The impetus for this discussion is based on shared concerns regarding the need to address greenhouse gas emissions from agriculture, to address the need for improved use of our biological resources, recognition of the existence of complementary knowledge and experiences across the three countries, and a growing awareness of the opportunities presented by the circular bioeconomy. These specialists argue that grass is not only a feed for ruminants (cows and sheep), but that it is an important source of biomass. When considered in such light, further higher value, and/or lower environmental impact opportunities can emerge. Considering that grass is comprised of protein and is a source of lignin and carbohydrates (cellulose, hemicellulose, starch and sugars), these specialists discussed technologies that can result in grass being used to produce higher value protein-rich animal feed, gut health promoting food and feed, fibres and fuel. Addressing the group this week, Professor Maeve Henchion, Teagasc said: “The rumen is very good at converting a non-human edible plant – grass - into food fit for human consumption, i.e. milk and meat. We already have an extensive research programme in Teagasc which is looking at breeding better varieties of grass and clover, developing management protocols to reduce the carbon footprint of pasture-based dairy and beef production systems, applying precision technologies to reduce inputs, and developing modelling systems to ensure targeted and localised advice to farmers. We are also investigating the carbon sequestration potential of grass. However technologies can also be applied to grass to produce other, potentially higher value, products. Considering that 90 per cent of our agricultural area is covered by grass, we need to investigate these opportunities to ensure a sustainable agricultural sector and vibrant rural communities.”

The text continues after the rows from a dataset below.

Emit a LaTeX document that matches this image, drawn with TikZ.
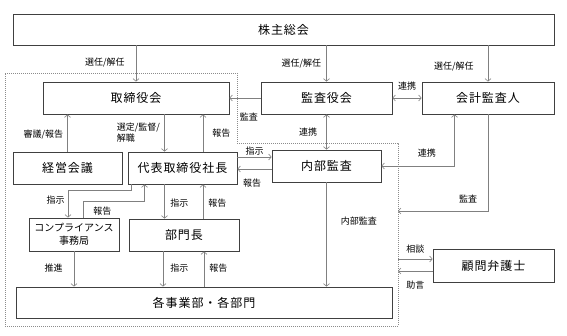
\documentclass[tikz,border=0pt]{standalone}
\usepackage{fontspec}
\setmainfont{Noto Sans CJK JP}
\newfontfamily\boxfont[LetterSpace=8]{Noto Sans CJK JP}
\usetikzlibrary{arrows.meta, positioning, calc}

\tikzset{
  box/.style={draw=black!75, line width=0.9pt, minimum height=32pt, inner sep=0pt,
    font=\boxfont\fontsize{12}{14}\selectfont},
  link/.style={draw=black!50, line width=0.6pt, -{Straight Barb[length=2.5pt,width=6pt]}},
  twoway/.style={link, {Straight Barb[length=2.5pt,width=6pt]}-{Straight Barb[length=2.5pt,width=6pt]}},
  lbl/.style={font=\fontsize{9}{11}\selectfont, inner sep=1pt, text=black},
  frame/.style={draw=black!45, line width=0.5pt, dash pattern=on 1pt off 1pt}
}

\begin{document}
\begin{tikzpicture}[x=1pt, y=-1pt]
\useasboundingbox (0,0) rectangle (567,336);

% boxes
\node[box, minimum width=541pt, minimum height=31pt] (soukai) at (283.5,29.5) {株主総会};
\node[box, minimum width=186pt] (torikai) at (136,98) {取締役会};
\node[box, minimum width=131pt] (kansakai) at (326.5,98) {監査役会};
\node[box, minimum width=132pt] (kaikei) at (488,98) {会計監査人};
\node[box, minimum width=109pt] (keiei) at (67.5,168) {経営会議};
\node[box, minimum width=109pt] (shacho) at (182.5,168) {代表取締役社長};
\node[box, minimum width=109pt] (naibu) at (326.5,166) {内部監査};
\node[box, minimum width=90pt, minimum height=33pt, align=center,
      font=\fontsize{10}{13}\selectfont] (comp) at (74,234.5) {コンプライアンス\\事務局};
\node[box, minimum width=110pt] (bumon) at (184,235) {部門長};
\node[box, minimum width=376pt, minimum height=31pt] (jigyo) at (204,302.5) {各事業部・各部門};
\node[box, minimum width=121pt, minimum height=33pt] (bengo) at (493.5,265.5) {顧問弁護士};

% dotted frame
\draw[frame] (5,73) -- (237,73) -- (237,143) -- (398,143) -- (398,326) -- (5,326) -- cycle;
\coordinate (fr) at (398,0);
\coordinate (auditin) at (398,211);

\coordinate (tsA) at ([xshift=-18pt]shacho.north);
\coordinate (tsB) at ([xshift=20.5pt]shacho.north);
\coordinate (sbA) at ([xshift=-18pt]shacho.south);
\coordinate (sbB) at ([xshift=20.5pt]shacho.south);
\coordinate (bjA) at ([xshift=-21pt]bumon.south);
\coordinate (bjB) at ([xshift=20pt]bumon.south);
\coordinate (snA) at ([yshift=9pt]naibu.west);
\coordinate (snB) at ([yshift=-3pt]naibu.west);
\coordinate (lwA) at ([yshift=6.5pt]bengo.west);
\coordinate (lwB) at ([yshift=-5.5pt]bengo.west);

% shareholders
\draw[link] (soukai.south -| torikai) -- node[lbl, pos=.46, left=10pt]{選任/解任} (torikai.north);
\draw[link] (soukai.south -| kansakai) -- node[lbl, pos=.51, left=4pt]{選任/解任} (kansakai.north);
\draw[link] (soukai.south -| kaikei) -- node[lbl, pos=.59, left=13pt]{選任/解任} (kaikei.north);

% auditors
\draw[link] (kansakai.west) -- node[lbl, pos=.375, below=13.5pt]{監査} (kansakai.west -| torikai.east);
\draw[twoway] (kansakai.east) -- node[lbl, above=6.5pt]{連携} (kaikei.west);
\draw[twoway] (kansakai.south) -- node[lbl, pos=.5, left=8pt]{連携} (naibu.north);
\draw[twoway] (naibu.east) -| node[lbl, pos=.31, above=7.5pt]{連携} ([xshift=33pt]kaikei.south west);
\draw[link] (kaikei.south) |- node[lbl, pos=.61, above=6.5pt]{監査} (auditin);

% board and president
\draw[link] (keiei.north) -- node[lbl, pos=.45, left=3pt]{審議/報告} (keiei.north |- torikai.south);
\draw[link] (tsA |- torikai.south) -- node[lbl, pos=.49, anchor=west, xshift=-49pt, align=left]{選定/監督/\\解職} (tsA);
\draw[link] (tsB) -- node[lbl, pos=.5, right=8pt]{報告} (tsB |- torikai.south);
\draw[link] (snA -| shacho.east) -- node[lbl, above=0pt]{指示} (snA);
\draw[link] (snB) -- node[lbl, pos=.57, below=8.5pt]{報告} (snB -| shacho.east);

% compliance
\draw[link] ([xshift=4pt]shacho.south west) -- ++(0,6) -| node[lbl, pos=.68, left=2pt]{指示} ([xshift=-6pt]comp.north);
\draw[link] ([xshift=9pt]comp.north) -- node[lbl, pos=.375, right=9pt]{報告} ++(0,-16) -| ([xshift=17pt]shacho.south west);
\draw[link] (comp.south) -- node[lbl, pos=.47, left=10pt]{推進} (comp.south |- jigyo.north);

% departments
\draw[link] (sbA) -- node[lbl, pos=.54, right=4.5pt]{指示} (sbA |- bumon.north);
\draw[link] (sbB |- bumon.north) -- node[lbl, pos=.46, right=4pt]{報告} (sbB);
\draw[link] (bjA) -- node[lbl, pos=.47, right=6pt]{指示} (bjA |- jigyo.north);
\draw[link] (bjB |- jigyo.north) -- node[lbl, pos=.53, right=4pt]{報告} (bjB);
\draw[link] (naibu.south) -- node[lbl, pos=.37, right=13pt]{内部監査} (naibu.south |- jigyo.north);

% lawyer
\draw[link] (lwA -| fr) -- node[lbl, above=4.5pt]{相談} (lwA);
\draw[link] (lwB) -- node[lbl, below=8.5pt]{助言} (lwB -| fr);
\end{tikzpicture}
\end{document}
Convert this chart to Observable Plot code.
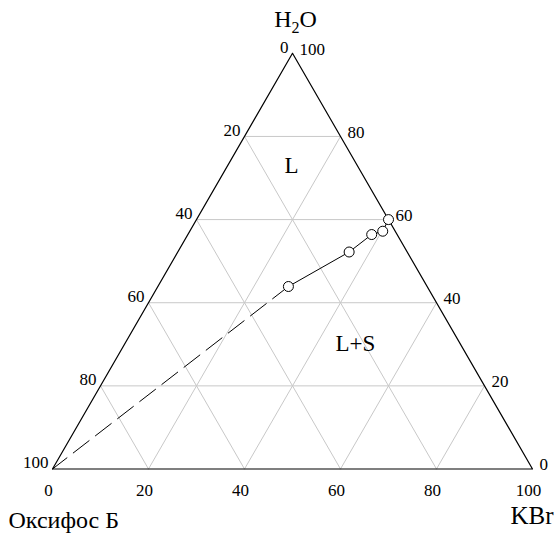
<!DOCTYPE html>
<html><head><meta charset="utf-8">
<script src="https://cdn.jsdelivr.net/npm/d3@7"></script>
<script src="https://cdn.jsdelivr.net/npm/@observablehq/plot@0.6"></script>
<style>body{margin:0;background:#fff}</style>
</head><body><div id="chart"></div>
<script>
// Ternary axes: H2O (top), Оксифос Б (bottom-left), KBr (bottom-right), in mass %
const ticks = [0, 20, 40, 60, 80, 100];
const gridValues = [20, 40, 60, 80];
// Experimental points (H2O %, KBr %); Оксифос Б = 100 - H2O - KBr
const pointH2O = [60, 57.2, 56.4, 52.2, 43.9];
const pointKBr = [40, 40.2, 38.3, 35.7, 27.2];
// Extrapolated (dashed) part of the curve to the Оксифос Б corner
const dashH2O = [43.9, 0];
const dashKBr = [27.2, 0];
// Region labels
const regionNames = ["L", "L+S"];
const regionH2O = [73, 30.2];
const regionKBr = [13.3, 48];
// Vertex names
const vertexNames = ["H2O", "Оксифос Б", "KBr"];

const S3 = Math.sqrt(3) / 2;
const px = (h, k) => k / 100 + h / 200;
const py = (h) => h / 100 * S3;
const P = (h, k) => ({x: px(h, k), y: py(h)});

const grid = [];
gridValues.forEach((v, i) => {
  grid.push({g: "h" + i, ...P(v, 0)}, {g: "h" + i, ...P(v, 100 - v)});
  grid.push({g: "k" + i, ...P(0, v)}, {g: "k" + i, ...P(100 - v, v)});
  grid.push({g: "o" + i, ...P(0, 100 - v)}, {g: "o" + i, ...P(100 - v, 0)});
});
const frame = [P(100, 0), P(0, 0), P(0, 100), P(100, 0)];
const pts = pointH2O.map((h, i) => P(h, pointKBr[i]));
const dash = dashH2O.map((h, i) => P(h, dashKBr[i]));
const bottomLabels = ticks.map(t => ({...P(0, t), t}));
const leftLabels = ticks.map(t => ({...P(100 - t, 0), t}));
const rightLabels = ticks.map(t => ({...P(t, 100 - t), t}));
const regions = regionNames.map((n, i) => ({...P(regionH2O[i], regionKBr[i]), n}));
const vtx = [P(100, 0), P(0, 0), P(0, 100)];
const font = "Liberation Serif";

const chart = Plot.plot({
  width: 556, height: 540,
  marginLeft: 52, marginRight: 24, marginTop: 52.8, marginBottom: 71.5,
  x: {domain: [0, 1], axis: null},
  y: {domain: [0, S3], axis: null},
  style: {fontFamily: font, background: "#fff"},
  marks: [
    Plot.line(grid, {x: "x", y: "y", z: "g", stroke: "#c8c8c8", strokeWidth: 1}),
    Plot.line(frame, {x: "x", y: "y", stroke: "#000", strokeWidth: 1.2}),
    Plot.line(pts, {x: "x", y: "y", stroke: "#000", strokeWidth: 1}),
    Plot.line(dash, {x: "x", y: "y", stroke: "#000", strokeWidth: 1, strokeDasharray: "20,8"}),
    Plot.dot(pts, {x: "x", y: "y", r: 5, fill: "#fff", stroke: "#000", strokeWidth: 1}),
    Plot.text(bottomLabels, {x: "x", y: "y", text: d => String(d.t), dx: -4, dy: 22, fontSize: 17, fill: "#000", fontFamily: font}),
    Plot.text(leftLabels, {x: "x", y: "y", text: d => String(d.t), textAnchor: "end", dx: -4, dy: -6, fontSize: 17, fill: "#000", fontFamily: font}),
    Plot.text(rightLabels, {x: "x", y: "y", text: d => String(d.t), textAnchor: "start", dx: 7, dy: -4, fontSize: 17, fill: "#000", fontFamily: font}),
    Plot.text(regions, {x: "x", y: "y", text: "n", fontSize: 23, fill: "#000", fontFamily: font}),
    Plot.text([vtx[0]], {x: "x", y: "y", text: () => vertexNames[0], dx: 3, dy: -34, fontSize: 24, fill: "#000", fontFamily: font}),
    Plot.text([vtx[1]], {x: "x", y: "y", text: () => vertexNames[1], textAnchor: "start", dx: -44, dy: 51, fontSize: 24, fill: "#000", fontFamily: font}),
    Plot.text([vtx[2]], {x: "x", y: "y", text: () => vertexNames[2], textAnchor: "end", dx: 21, dy: 47, fontSize: 25, fill: "#000", fontFamily: font})
  ]
});
document.getElementById("chart").appendChild(chart);
// Subscript the "2" in H2O
d3.select(chart).selectAll("text").each(function() {
  if (this.textContent === "H2O") {
    const t = d3.select(this);
    t.text(null);
    t.append("tspan").text("H");
    t.append("tspan").attr("font-size", "16").attr("dy", "6").text("2");
    t.append("tspan").attr("dy", "-6").text("O");
  }
});
</script>
</body></html>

“The idea of using pasture as a raw material for bio-based materials, or for high value extracts, is not really on the radar in New Zealand. Scale is a challenge for harvesting and processing, but we have learned that technologies are rapidly evolving, making smaller bio-refineries a viable alternative in the future,” according to Dr Gina Lucci, AgResearch New Zealand. “International collaboration on climate change is essential. The issue is bigger than one company, one country or one continent,” observes Florian Graichen, SCION. Three EU funded projects which aim to develop such opportunities at pilot scale in Ireland were presented to the group. Teagasc bioenergy specialist, Barry Caslin talked about using anaerobic digestion to produce biogas. Dr James Gaffey from IT-Tralee described the Biorefinery Glas concept, which will use a mobile biorefinery on several farms, to demonstrate the conversion of grass into higher value animal feed, food ingredient purposes, as well as for fertiliser/soil improving products. Bernard Carey from Irish Biochar outlined plans to manufacture mobile equipment to produce biochar from e.g. rushes. Professor Jerry Murphy and his team from UCC and the MaREI Centre presented their work which looked at treating grass in a number of different ways to produce biogas for use as bioenergy in public transport vehicles as well as for bioenergy as replacement of fossil fuels, or coal for production of electricity and heat. “We need to link these technologies to unlock the full potential of biomass. We must ensure higher value products (protein-rich food ingredients and feed additives) are taken out before the residual is used to ensure the minerals to go back to the soil and energy content used for biogas or biofuel,” says Professor Lene Lange, BioEconomy, Research and Advisory, working in close collaboration with DTU BioEngineering (Professor Anne Meyer).